The slices kind of like to stick together, but if you get a knife in between that helps spread them apart. Place the potatoes on a baking sheet, cover with a pat of butter and drizzle of oil. Bake for 1 hour, basting with the melted butter every 15 minutes - this will make the potatoes nice and crispy!

For the spinach pesto:
  • 2 loosely packed cups of spinach
  • 2 garlic cloves
  • 1/4 cups roasted cashews (I used pecans and toasted them until fragrant)
  • 2 teaspoons fresh lemon juice
  • 1/2 teaspoon lemon zest
  • 1/3 cup freshly grated Parmesan cheese
  • salt and pepper to taste
  • 1/3 cup olive oil
Blend everything but the olive oil in a food processor until finely chopped. Slowly add oil while pulsing. Make sure to taste for the seasonings!

Yum!

The original recipe for the balsamic tilapia was courtesy Rachael Ray - the tilapia was salted, peppered, and lightly dusted with flour. I sauteed it for about 4 minutes on each side. After removing the fish, lower heat to medium and add 3 Tbsp. butter. Allow the butter to brown (about 3 minutes) then add 1/4 C. balsamic vinegar. Simmer 1 to 2 minutes and allow mixture to reduce by half.

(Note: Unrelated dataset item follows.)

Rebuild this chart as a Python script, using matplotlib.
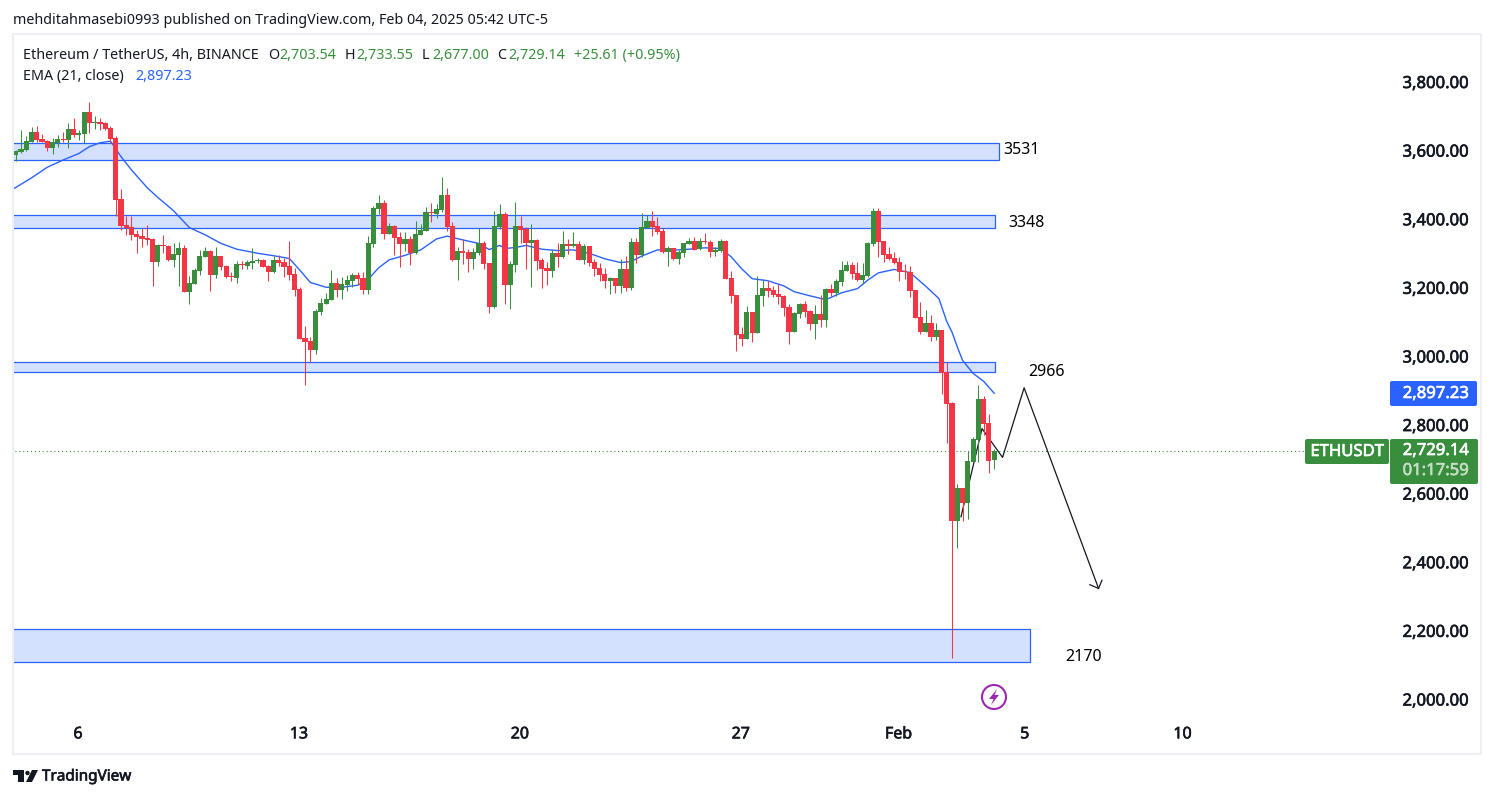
import matplotlib
matplotlib.use('Agg')
import matplotlib.pyplot as plt
import matplotlib.patheffects as pe
from matplotlib.patches import Rectangle, FancyBboxPatch, Circle, Polygon
from matplotlib.transforms import ScaledTranslation

# candles, 4h, oldest first
open_ = [3592,3600,3606,3629,3659,3638,3632,3612,3626,3638,
    3635,3667,3651,3653,3717,3685,3688,3685,3670,3641,
    3463,3387,3382,3361,3355,3350,3347,3280,3329,3326,
    3285,3300,3320,3192,3215,3253,3294,3312,3242,3297,
    3268,3239,3233,3274,3268,3278,3282,3285,3268,3250,
    3285,3280,3268,3245,3201,3058,3049,3023,3134,3157,
    3169,3218,3198,
    3213,3224,3242,3233,3198,3332,3434,3452,3361,3385,3353,3332,3347,3306,3358,3370,
    3426,3420,3431,3475,3385,3286,3312,3309,3289,3306,3335,3277,3149,3382,3420,3213,
    3271,3385,3376,3335,3344,3286,3262,3254,3306,3294,3332,3326,3332,3286,3326,3280,
    3262,3245,3224,3233,3210,3259,3204,3338,3300,3379,3399,3385,3370,3309,3321,3289,
    3305,3332,3340,3317,3340,3338,3308,3311,3340,3233,3183,3069,3055,3133,3072,3180,
    3203,3198,3186,3180,3148,3075,3128,3157,3136,3099,3128,3110,3201,3189,3221,3253,
    3271,3247,3227,3238,3332,3428,3340,3303,3291,3279,3253,3250,3198,3119,3075,3101,3061,
    3081,2958,2868,2524,2620,2577,2696,2760,2880,2810,2703.54]
high = [3606,3664,3647,3673,3676,3653,3635,3641,3650,3659,
    3685,3699,3664,3717,3746,3705,3699,3688,3676,3647,
    3492,3414,3414,3373,3379,3387,3350,3332,3358,3329,
    3335,3338,3329,3239,3262,3315,3323,3315,3323,3297,
    3271,3250,3282,3282,3285,3320,3290,3288,3271,3297,
    3300,3291,3341,3262,3207,3093,3061,3143,3175,3189,
    3256,3233,3236,
    3242,3248,3251,3251,3356,3443,3475,3461,3393,3388,3367,3367,3356,3399,3391,3440,
    3452,3449,3528,3496,3396,3324,3347,3318,3321,3379,3341,3277,3428,3449,3426,3283,
    3455,3414,3382,3391,3347,3291,3280,3315,3335,3370,3347,3367,3341,3332,3326,3289,
    3277,3262,3236,3233,3289,3297,3350,3350,3423,3417,3428,3411,3379,3326,3321,3315,
    3335,3349,3352,3349,3364,3343,3323,3346,3343,3253,3183,3090,3151,3133,3238,3230,
    3224,3209,3215,3183,3157,3133,3160,3166,3139,3154,3183,3203,3215,3230,3282,3282,
    3279,3279,3276,3338,3437,3437,3340,3323,3308,3294,3273,3268,3198,3163,3139,3125,3101,
    3081,2988,2872,2632,2620,2728,2769,2920,2888,2836,2733.55]
low = [3575,3596,3603,3629,3629,3629,3603,3594,3615,3629,
    3612,3644,3635,3626,3657,3667,3664,3664,3626,3414,
    3373,3357,3344,3306,3323,3329,3210,3268,3306,3282,
    3265,3210,3192,3157,3215,3242,3294,3195,3233,3256,
    3233,3224,3218,3259,3259,3259,3277,3265,3224,3248,
    3268,3236,3227,3180,3055,2921,2988,3011,3125,3157,
    3169,3178,3172,
    3195,3207,3213,3187,3187,3324,3420,3347,3361,3300,3265,3312,3271,3303,3358,3370,
    3396,3408,3426,3370,3283,3227,3274,3251,3259,3300,3259,3131,3146,3376,3157,3143,
    3251,3335,3259,3207,3256,3204,3213,3236,3265,3291,3303,3324,3286,3274,3268,3239,
    3224,3204,3187,3189,3189,3195,3198,3277,3294,3379,3356,3361,3306,3268,3286,3274,
    3294,3332,3314,3314,3332,3294,3297,3308,3230,3160,3020,3034,3055,3046,3072,3151,
    3177,3177,3157,3122,3040,3075,3116,3119,3081,3055,3090,3090,3180,3180,3209,3253,
    3230,3224,3215,3236,3326,3294,3279,3285,3273,3224,3230,3177,3116,3069,3075,3049,3052,
    2894,2751,2125,2445,2524,2530,2696,2696,2775,2664,2677.00]
close = [3603,3609,3632,3659,3635,3629,3612,3629,3638,3635,
    3667,3650,3656,3717,3686,3688,3682,3667,3638,3460,
    3385,3379,3357,3352,3347,3344,3280,3329,3326,3285,
    3303,3320,3192,3218,3256,3297,3312,3242,3297,3265,
    3236,3236,3274,3271,3280,3282,3285,3265,3250,3285,
    3277,3265,3242,3198,3055,3046,3023,3137,3160,3172,
    3218,3198,3215,
    3227,3242,3230,3198,3335,3437,3452,3361,3385,3350,3332,3347,3306,3361,3373,3426,
    3423,3434,3475,3382,3286,3312,3306,3289,3309,3335,3274,3149,3385,3420,3213,3274,
    3385,3373,3335,3344,3283,3259,3254,3306,3294,3332,3326,3332,3286,3326,3277,3259,
    3242,3224,3233,3210,3259,3204,3338,3300,3382,3399,3382,3367,3309,3321,3289,3309,
    3335,3340,3314,3340,3338,3308,3314,3340,3230,3180,3066,3055,3133,3072,3183,3203,
    3195,3183,3177,3145,3075,3131,3157,3133,3099,3128,3110,3201,3189,3224,3256,3271,
    3244,3227,3241,3335,3428,3338,3300,3288,3276,3250,3250,3195,3116,3075,3101,3061,3081,
    2957,2865,2524,2620,2577,2699,2763,2880,2807,2699,2729.14]

# EMA 21 read at every few candles
ema_idx = [-1,0,3,6,9,12,14,16,18,20,22,25,27,30,33,36,39,42,46,49,52,54,56,59,62,65,67,69,71,74,77,
    80,82,85,88,90,92,93,95,97,100,103,106,109,112,115,117,119,122,125,128,131,134,136,138,140,143,
    146,148,151,154,157,160,162,164,167,170,173,175.5,177,178,179,180,182,184,186]
ema_val = [3490,3497,3525,3556,3577,3596,3616,3627,3632,3587,3548,3496,3468,3429,3380,3359,3334,3317,
    3305,3298,3290,3256,3220,3206,3206,3212,3229,3263,3286,3299,3315,3347,3355,3344,3334,3316,3328,
    3319,3322,3328,3317,3313,3315,3305,3289,3278,3281,3297,3315,3314,3317,3321,3319,3295,3260,3231,
    3225,3210,3193,3181,3170,3190,3202,3227,3248,3258,3249,3209,3173,3106,3075,3032,2993,2955,2932,2897.23]

# support / resistance zones: top, bottom, right end (candle number)
zone_top = [3626,3416,2987,2209]
zone_bot = [3576,3378,2958,2113]
zone_end = [186.9,186.1,186.1,192.9]

# the hand drawn path
path_idx = [179.7,183.7,187.6,191.7,205.85]
path_val = [2537,2794,2710,2913,2328]
head_idx = [204.2,205.85,206.5]
head_val = [2339,2328,2352]

price_ticks = [2000,2200,2400,2600,2800,3000,3200,3400,3600,3800]
date_days = [0,7,14,21,26,30,35]
date_labels = ['6','13','20','27','Feb','5','10']

last_price = 2729.14
ema_last = 2897.23

GREEN = '#388e3c'
RED = '#f23645'
BLUE = '#2962ff'
INK = '#131722'
plt.rcParams['font.family'] = ['Noto Sans', 'DejaVu Sans']

def heavy(c):
    # Noto Sans has no semibold here, thicken the outline a bit
    return [pe.withStroke(linewidth=0.45, foreground=c)]

fig = plt.figure(figsize=(14.94,7.98), dpi=100, facecolor='white')
W, H = 1494, 798

# chart axes, x is candle number, y is price
ax = fig.add_axes([14/W, 1-718/H, (1390-14)/W, (718-35)/H])
ax.set_xlim(-0.337, 261.26)
ax.set_ylim(1950.4, 3941.4)
for s in ax.spines.values():
    s.set_visible(False)

ax.yaxis.tick_right()
ax.set_yticks(price_ticks)
ax.set_yticklabels([f'{v:,.2f}' for v in price_ticks], fontsize=12, color=INK)
ax.tick_params(axis='y', length=0, pad=9.0)
up = ScaledTranslation(0, 1.5/100, fig.dpi_scale_trans)
for lab in ax.get_yticklabels():
    lab.set_transform(lab.get_transform() + up)
    lab.set_path_effects(heavy(INK))
ax.set_xticks([11.83 + d*6 for d in date_days])
ax.set_xticklabels(date_labels, fontsize=11.5, color=INK)
ax.tick_params(axis='x', length=0, pad=6)
for lab in ax.get_xticklabels():
    lab.set_path_effects(heavy(INK))

for t, b, e in zip(zone_top, zone_bot, zone_end):
    ax.add_patch(Rectangle((-5, b), e+5, t-b, fc='#d3e0fe', ec=BLUE, lw=0.9, zorder=2))

ax.plot(path_idx, path_val, color=INK, lw=0.9, zorder=2.5)
ax.plot(head_idx, head_val, color=INK, lw=0.9, zorder=2.5)
ax.plot(ema_idx, ema_val, color=BLUE, lw=1.0, zorder=3)
ax.hlines(last_price, -1, 245, color=GREEN, lw=0.8, linestyles=(0,(1,2.5)), zorder=2.6)

idx = list(range(len(close)))
colors = [GREEN if c >= o else RED for o, c in zip(open_, close)]
wicks = ax.vlines(idx, low, high, colors=colors, lw=0.75, zorder=4)
wicks.set_snap(True)
tops = [max(o, c) for o, c in zip(open_, close)]
bots = [min(o, c) for o, c in zip(open_, close)]
ax.bar(idx, [max(t-b, 3) for t, b in zip(tops, bots)], bottom=bots, width=0.98, color=colors, lw=0, zorder=5)

# overlay in pixels for frame, header, tags and logo
ov = fig.add_axes([0,0,1,1], facecolor='none')
ov.set_xlim(0,W)
ov.set_ylim(H,0)
ov.axis('off')
ov.add_patch(Rectangle((13,34), 1468, 720, fc='none', ec='#eef0f5', lw=1.5))

ov.text(13, 20.5, 'mehditahmasebi0993 published on TradingView.com, Feb 04, 2025 05:42 UTC-5', fontsize=10.3, color=INK, va='center')

ov.text(23, 55.5, 'Ethereum / TetherUS, 4h, BINANCE', fontsize=10.3, color=INK, va='center')
for x, s, c in [(268,'O',INK),(279,'2,703.54',GREEN),(345,'H',INK),(356,'2,733.55',GREEN),(422,'L',INK),
                (432,'2,677.00',GREEN),(497,'C',INK),(508,'2,729.14',GREEN),(574,'+25.61 (+0.95%)',GREEN)]:
    ov.text(x, 55.5, s, fontsize=10.3, color=c, va='center')
ov.text(23, 76.5, 'EMA (21, close)', fontsize=10.3, color=INK, va='center')
ov.text(135, 76.5, '2,897.23', fontsize=10.3, color=BLUE, va='center')

for x, y, s in [(1003,150,'3531'),(1008,223,'3348'),(1028,372,'2966'),(1065,657,'2170')]:
    ov.text(x, y, s, fontsize=11.5, color='black', va='center')

# price tags
ov.add_patch(FancyBboxPatch((1390,381), 87, 25, boxstyle='round,pad=0,rounding_size=2', fc=BLUE, ec='none'))
ov.text(1436, 394, f'{ema_last:,.2f}', fontsize=12, color='white', ha='center', va='center', path_effects=heavy('white'))
ov.add_patch(FancyBboxPatch((1305,439), 84, 25, boxstyle='round,pad=0,rounding_size=2', fc=GREEN, ec='none'))
ov.text(1347, 452, 'ETHUSDT', fontsize=12, color='white', ha='center', va='center', path_effects=heavy('white'))
ov.add_patch(FancyBboxPatch((1390,439), 88, 45, boxstyle='round,pad=0,rounding_size=2', fc=GREEN, ec='none'))
ov.text(1436, 451, f'{last_price:,.2f}', fontsize=12, color='white', ha='center', va='center', path_effects=heavy('white'))
ov.text(1436, 471, '01:17:59', fontsize=12, color='#c4ddc5', ha='center', va='center', path_effects=heavy('#c4ddc5'))

# lightning badge
ov.add_patch(Circle((994,697), 12, fc='none', ec='#9c27b0', lw=1.5))
ov.add_patch(Polygon([(997,689),(989,699),(993.5,699),(991,705),(999,695),(994.5,695)], fc='#9c27b0', ec='none'))

# logo
ov.add_patch(Polygon([(13,770),(24,770),(24,782),(18,782),(18,775),(13,775)], fc=INK, ec='none'))
ov.add_patch(Circle((27.5,773), 2.2, fc=INK, ec='none'))
ov.add_patch(Polygon([(32,770),(38,770),(32,782),(26,782)], fc=INK, ec='none'))
ov.text(42, 777, 'TradingView', fontsize=11, color=INK, va='center', path_effects=heavy(INK))

fig.savefig('out.png', dpi=100)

The sauce gets nice and thick and sweet-smelling! Just pour some over the fish.

When the potatoes are done they look like this:


See how the sections separate? So pretty!!


The finished product was super yummy, and really light and fresh-tasting. I still have some leftover pesto, I'll probably put over pasta or chicken.

Side note - there is a bit of butter/oil in these recipes, but I think they could be pretty easily substituted with margarine or olive oil, if you want.

Don't be afraid to try these, even though they look kind of complicated. They were actually quite simple, but they look really impressive on the plate! Enjoy!